### Goal of the exercise
Write out the entries below once more, exactly, with the pictures left out.

### Materials provided
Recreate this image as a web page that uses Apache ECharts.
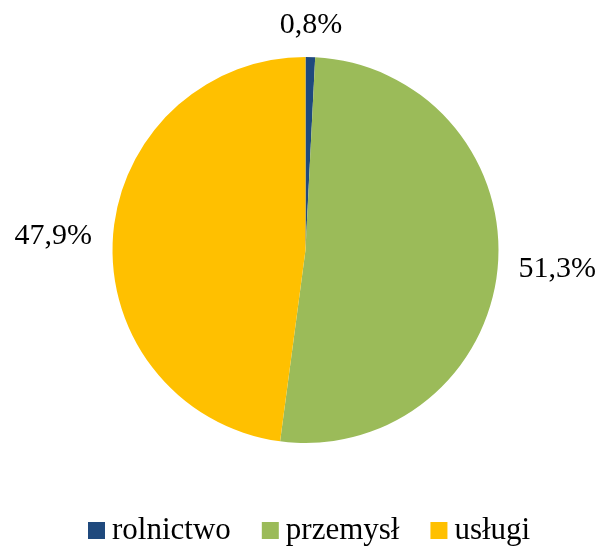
<!DOCTYPE html>
<html>
<head>
<meta charset="utf-8">
<script src="https://cdn.jsdelivr.net/npm/echarts@6/dist/echarts.min.js"></script>
<style>
  html, body { margin: 0; padding: 0; background: #fff; }
  #chart { width: 600px; height: 547px; }
</style>
</head>
<body>
<div id="chart"></div>
<script>
// dane
var categories = ['rolnictwo', 'przemysł', 'usługi'];
var shares = [0.8, 51.3, 47.9];
var colors = ['#1F497D', '#9BBB59', '#FFC000'];

var cx = 305.5, cy = 250, R = 193;
var gap = 21;
var serif = 'Liberation Serif';

var myChart = echarts.init(document.getElementById('chart'));

var total = shares.reduce(function (a, b) { return a + b; }, 0);

// etykieta przy krawędzi wycinka, jak w Excelu
function placeLabel(p) {
  var before = 0;
  for (var i = 0; i < p.dataIndex; i++) before += shares[i];
  var a = (before + shares[p.dataIndex] / 2) / total * Math.PI * 2;
  var sx = Math.sin(a), cy2 = Math.cos(a);
  var x = cx + (R + gap) * sx;
  var y = cy - (R + gap) * cy2;
  if (Math.abs(sx) >= Math.abs(cy2)) {
    return { x: x, y: y, align: sx > 0 ? 'left' : 'right', verticalAlign: 'middle' };
  }
  return { x: x, y: y + 4, align: 'center', verticalAlign: cy2 > 0 ? 'bottom' : 'top' };
}

var option = {
  animation: false,
  color: colors,
  legend: {
    data: categories,
    top: 515,
    left: 88,
    padding: 0,
    icon: 'rect',
    itemWidth: 17,
    itemHeight: 17,
    itemGap: 31,
    textStyle: { fontFamily: serif, fontSize: 31, color: '#000', padding: [0, 0, 0, 2] }
  },
  series: [{
    type: 'pie',
    center: [cx, cy],
    radius: R,
    startAngle: 90,
    clockwise: true,
    avoidLabelOverlap: false,
    emphasis: { disabled: true },
    itemStyle: { borderWidth: 0 },
    label: {
      show: true,
      position: 'outside',
      fontFamily: serif,
      fontSize: 30,
      color: '#000',
      formatter: function (p) {
        return shares[p.dataIndex].toFixed(1).replace('.', ',') + '%';
      }
    },
    labelLine: { show: false },
    labelLayout: placeLabel,
    data: categories.map(function (name, i) {
      return { name: name, value: shares[i] };
    })
  }]
};

myChart.setOption(option);
</script>
</body>
</html>
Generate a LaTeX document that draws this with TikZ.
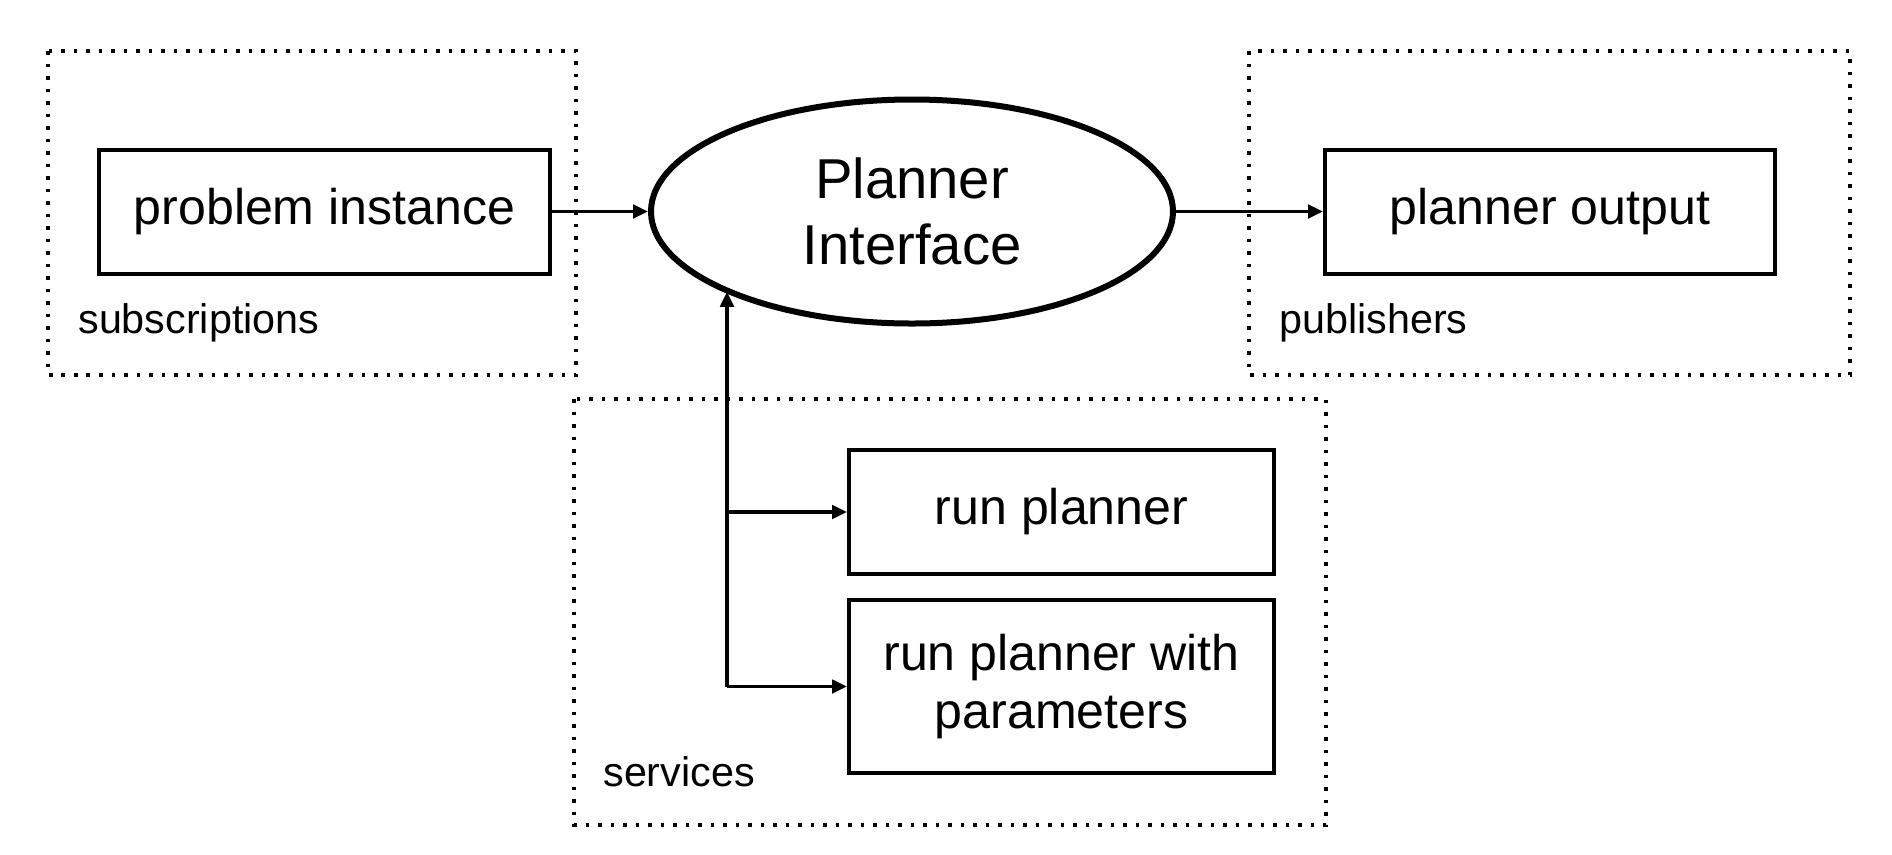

### Response to this task
Recreate this image as a web page that uses Apache ECharts.
<!DOCTYPE html>
<html>
<head>
<meta charset="utf-8">
<script src="https://cdn.jsdelivr.net/npm/echarts@6/dist/echarts.min.js"></script>
<style>
  html, body { margin: 0; padding: 0; background: #fff; }
  #chart { width: 600px; height: 547px; }
</style>
</head>
<body>
<div id="chart"></div>
<script>
// dane
var categories = ['rolnictwo', 'przemysł', 'usługi'];
var shares = [0.8, 51.3, 47.9];
var colors = ['#1F497D', '#9BBB59', '#FFC000'];

var cx = 305.5, cy = 250, R = 193;
var gap = 21;
var serif = 'Liberation Serif';

var myChart = echarts.init(document.getElementById('chart'));

var total = shares.reduce(function (a, b) { return a + b; }, 0);

// etykieta przy krawędzi wycinka, jak w Excelu
function placeLabel(p) {
  var before = 0;
  for (var i = 0; i < p.dataIndex; i++) before += shares[i];
  var a = (before + shares[p.dataIndex] / 2) / total * Math.PI * 2;
  var sx = Math.sin(a), cy2 = Math.cos(a);
  var x = cx + (R + gap) * sx;
  var y = cy - (R + gap) * cy2;
  if (Math.abs(sx) >= Math.abs(cy2)) {
    return { x: x, y: y, align: sx > 0 ? 'left' : 'right', verticalAlign: 'middle' };
  }
  return { x: x, y: y + 4, align: 'center', verticalAlign: cy2 > 0 ? 'bottom' : 'top' };
}

var option = {
  animation: false,
  color: colors,
  legend: {
    data: categories,
    top: 515,
    left: 88,
    padding: 0,
    icon: 'rect',
    itemWidth: 17,
    itemHeight: 17,
    itemGap: 31,
    textStyle: { fontFamily: serif, fontSize: 31, color: '#000', padding: [0, 0, 0, 2] }
  },
  series: [{
    type: 'pie',
    center: [cx, cy],
    radius: R,
    startAngle: 90,
    clockwise: true,
    avoidLabelOverlap: false,
    emphasis: { disabled: true },
    itemStyle: { borderWidth: 0 },
    label: {
      show: true,
      position: 'outside',
      fontFamily: serif,
      fontSize: 30,
      color: '#000',
      formatter: function (p) {
        return shares[p.dataIndex].toFixed(1).replace('.', ',') + '%';
      }
    },
    labelLine: { show: false },
    labelLayout: placeLabel,
    data: categories.map(function (name, i) {
      return { name: name, value: shares[i] };
    })
  }]
};

myChart.setOption(option);
</script>
</body>
</html>
Generate a LaTeX document that draws this with TikZ.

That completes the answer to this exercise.